La voûte de la chapelle est particulièrement remarquable. Deux travées divisées en six compartiments par une croisée d'ogive dont les nervures retombent sur des culs-de-lampe portant des écus aux armes de Jacques Coeur et de ses plus proches alliés : sa femme, Trousseau, mari de sa fille Perrette, Jobert et Culon, ses facteurs, ainsi que celles de son ami de Bar.
Dans les douze compartiments de la voûte, vingt anges peints, qui tiennent des banderoles ou sont inscrits des versets du Gloria et du Cantique de Cantiques, complètent la décoration.

Au dessus de l'autel, en 1461, les visiteurs de marques pouvaient admirer « dans un tableau l'argentier au naturel, et dans un autre feu le roi de France et le roi René et beaucoup d'autres seigneurs du royaume » et surtout « le tableau du maître-autel, très joli et peint par un grand maître ».
L'inventaire de 1636 nous révèle enfin que « dans la chapelle ne s'est trouvé aucune chose, sauf un tableau avec sa fermeture, aussi peint par le dedans, qui est devant l'autel de ladite chapelle ».
Les restaurations à l'intérieur de la chapelle furent nombreuses, et notamment celles effectuées au XIX siècle.
En 1865, le peintre Alexandre Denuelle dessine le plafond de la chapelle.

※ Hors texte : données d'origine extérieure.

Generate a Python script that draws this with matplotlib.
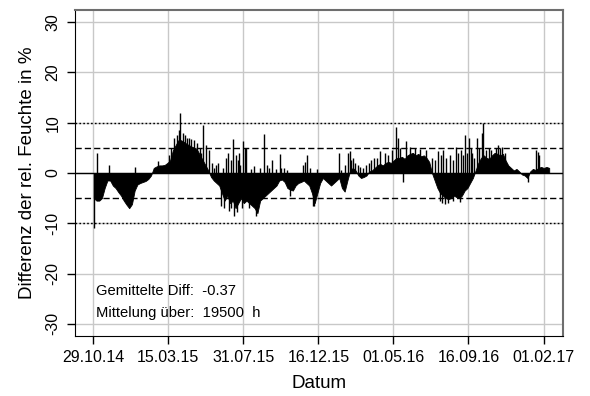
import matplotlib
matplotlib.use("Agg")
import matplotlib.pyplot as plt
import numpy as np
import pandas as pd

plt.rcParams['font.family'] = ['Liberation Sans', 'DejaVu Sans']

# data: humidity difference, sampled every 5 days from 30.10.14
start = pd.Timestamp("2014-10-30")
step_days = 5
diff_vals = [
    -5.0, -5.5, -5.5, -5.0, -3.0, -1.5, -1.5, -2.5, -3.0, -3.8,
    -4.5, -5.5, -6.3, -7.0, -6.2, -3.5, -2.3, -2.0, -1.8, -1.6,
    -1.2, -0.5, 1.0, 1.3, 1.5, 1.5, 1.6, 2.0, 2.5, 4.5,
    5.5, 6.5, 6.5, 6.2, 5.8, 5.5, 5.2, 5.0, 4.5, 3.5,
    2.5, 1.5, 0.5, -0.8, -1.5, -2.0, -2.5, -4.0, -5.5, -4.5,
    -6.0, -5.5, -7.0, -6.0, -5.0, -6.0, -5.5, -6.0, -6.5, -7.0,
    -8.0, -5.5, -5.0, -4.5, -4.0, -3.5, -3.0, -2.5, -1.5, -1.3,
    -1.8, -3.0, -3.3, -3.5, -2.5, -2.0, -1.8, -1.5, -2.0, -2.5,
    -4.0, -6.0, -4.0, -2.0, -1.0, -1.5, -2.0, -2.5, -2.0, -1.5,
    -1.0, -3.0, -3.7, -1.5, 0.5, 1.0, 0.5, -0.5, -1.0, -0.8,
    -0.5, 0.3, 0.5, 1.0, 1.5, 1.8, 1.5, 2.0, 2.2, 2.0,
    2.5, 3.0, 3.0, 3.2, 2.8, 3.5, 3.8, 4.0, 3.5, 3.8,
    3.3, 3.5, 3.0, 2.2, 0.0, -1.5, -3.0, -4.0, -4.5, -5.0,
    -5.2, -5.0, -4.5, -4.8, -5.0, -4.5, -3.5, -3.0, -2.0, -1.0,
    0.5, 2.0, 3.0, 3.5, 3.0, 2.8, 3.5, 4.0, 3.8, 3.5,
    3.8, 2.5, 1.5, 1.0, 0.5, 0.8, 0.3, -0.3, -0.5, -1.0,
    0.3, 0.8, 0.6, 1.0, 1.2, 1.0, 1.2, 1.0,
]

# single hourly peaks (days after 29.10.14, value)
peak_days = [2, 7, 29, 76, 118, 139, 143, 148, 153, 157, 160, 165, 168, 172,
             176, 180, 185, 190, 195, 197, 201, 207, 212, 217, 222, 226, 229,
             235, 238, 240, 244, 248, 248.5, 252, 253, 256, 259, 262, 263, 265,
             268, 270, 272, 275, 278, 281, 285, 289, 295, 298, 305, 313, 318,
             322, 327, 336, 342, 345, 350, 356, 360, 384, 389, 392, 398, 403,
             405, 410, 450, 455, 462, 467, 470, 473, 476, 480, 485, 490, 495,
             500, 505, 510, 515, 520, 526, 535, 540, 548, 556, 558, 563, 568,
             573, 581, 590, 600, 610, 622, 627, 632, 635, 637, 640, 641, 645,
             647, 650, 655, 660, 660.5, 665, 669, 672, 675, 678, 681, 685, 689,
             692, 695, 698, 703, 708, 712, 715, 720, 725, 730, 738, 742, 745,
             750, 755, 797, 812, 815, 818]
peak_vals = [-10.9, 4.0, 1.6, 1.2, 2.3, 3.6, 5.0, 7.0, 7.5, 8.5, 11.9, 8.0, 7.5, 7.0,
             7.0, 6.8, 6.5, 6.0, 5.0, 4.0, 9.5, 5.5, 4.5, 2.0, 1.0, 1.5, 2.0,
             -6.5, 1.0, -7.0, 3.0, 4.0, -7.5, 2.5, -7.0, 6.8, -8.5, 3.5, -7.8, 2.6,
             4.0, 1.5, -7.0, 6.4, 5.0, 4.9, -7.0, 0.8, 1.4, -8.5, 1.0, 7.7, 1.5,
             1.0, 2.6, 0.8, 3.8, 1.0, 1.0, 0.5, -4.5, 1.6, 2.2, 3.6, 1.0, -6.5,
             -6.5, 0.8, 3.9, 0.5, 1.5, 3.9, 4.3, 2.5, 3.0, 2.0, 1.5, 1.2, 1.0,
             1.5, 2.0, 2.5, 3.0, 3.0, 4.3, 4.0, 3.5, 4.5, 9.1, 6.9, 5.0, -1.8,
             6.3, 5.2, 5.0, 4.8, 4.5, 3.0, 2.5, 4.3, -5.5, 3.5, -6.0, 4.6, -6.2,
             3.0, -6.0, 3.5, 2.5, -5.5, 5.2, 4.0, -5.8, 4.5, 3.5, 7.6, 4.0, 6.9,
             5.0, 4.0, 3.0, 6.9, 5.0, 8.0, 9.9, 4.5, 5.0, 4.5, 5.0, 5.5, 5.0,
             5.2, 4.0, -1.7, 4.6, 4.2, 3.5]

tick_labels = ["29.10.14", "15.03.15", "31.07.15", "16.12.15",
               "01.05.16", "16.09.16", "01.02.17"]
mean_diff = -0.37
hours = 19500

dates = start + pd.to_timedelta(np.arange(len(diff_vals)) * step_days, unit="D")
origin = pd.Timestamp("2014-10-29")
peak_dates = origin + pd.to_timedelta(peak_days, unit="D")
tick_dates = [pd.to_datetime(t, format="%d.%m.%y") for t in tick_labels]

fig = plt.figure(figsize=(5.9, 3.96), dpi=100)
ax = fig.add_axes([0.127, 0.1515, 0.827, 0.8235])

grid_col = "#c8c8c8"
for t in tick_dates:
    ax.axvline(t, color=grid_col, lw=1, zorder=0)
for y in [-30, -20, -10, 0, 10, 20, 30]:
    ax.axhline(y, color=grid_col, lw=1, zorder=0)

ax.fill_between(dates, 0, diff_vals, color="black", lw=0.6, edgecolor="black", zorder=2)
ax.vlines(peak_dates, 0, peak_vals, color="black", lw=1, zorder=2)

ax.axhline(0, color="black", lw=1, zorder=3)
for y in [-5, 5]:
    ax.axhline(y, color="black", lw=1, ls=(0, (4.5, 2.2)), zorder=3)
for y in [-10, 10]:
    ax.axhline(y, color="black", lw=1, ls=(0, (1.2, 1.6)), zorder=3)

ax.set_xlim(origin - pd.Timedelta(days=33.5), origin + pd.Timedelta(days=861))
ax.set_ylim(-32.4, 32.4)
ax.set_xticks(tick_dates)
ax.set_xticklabels(tick_labels, fontsize=11.5)
ax.set_yticks([-30, -20, -10, 0, 10, 20, 30])
ax.set_yticklabels(["-30", "-20", "-10", "0", "10", "20", "30"], fontsize=11.5,
                   rotation=90, va="center")
ax.tick_params(axis="both", length=5.8, width=1, color="black", pad=4.5)

for s in ["left", "bottom"]:
    ax.spines[s].set_color("black")
for s in ["top", "right"]:
    ax.spines[s].set_color("#6e6e6e")
    ax.spines[s].set_linewidth(1.5)

ax.set_xlabel("Datum", fontsize=13.5, labelpad=7)
ax.set_ylabel("Differenz der rel. Feuchte in %", fontsize=13.5, labelpad=7)

ax.text(origin + pd.Timedelta(days=5), -23.5, "Gemittelte Diff:  %.2f" % mean_diff,
        fontsize=10.6, va="center")
ax.text(origin + pd.Timedelta(days=5), -27.8, "Mittelung über:  %d  h" % hours,
        fontsize=10.6, va="center")

fig.savefig("out.png", dpi=100)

Ce dessin, actuellement conservé au musée des Monuments français, nous montre que le bas des voûtains était assez abîmé et que certains anges avaient en partie disparu.
En 1869, Denuelle est chargé de la restauration de toutes les peintures de la chapelle. Une étude récente du Laboratoire de recherche des Monuments historiques montre qu'il « a entièrement repris la voûte, tout en respectant l'esprit des peintures », mais que son travail n'a pas été parfait dans les parties basses des murs.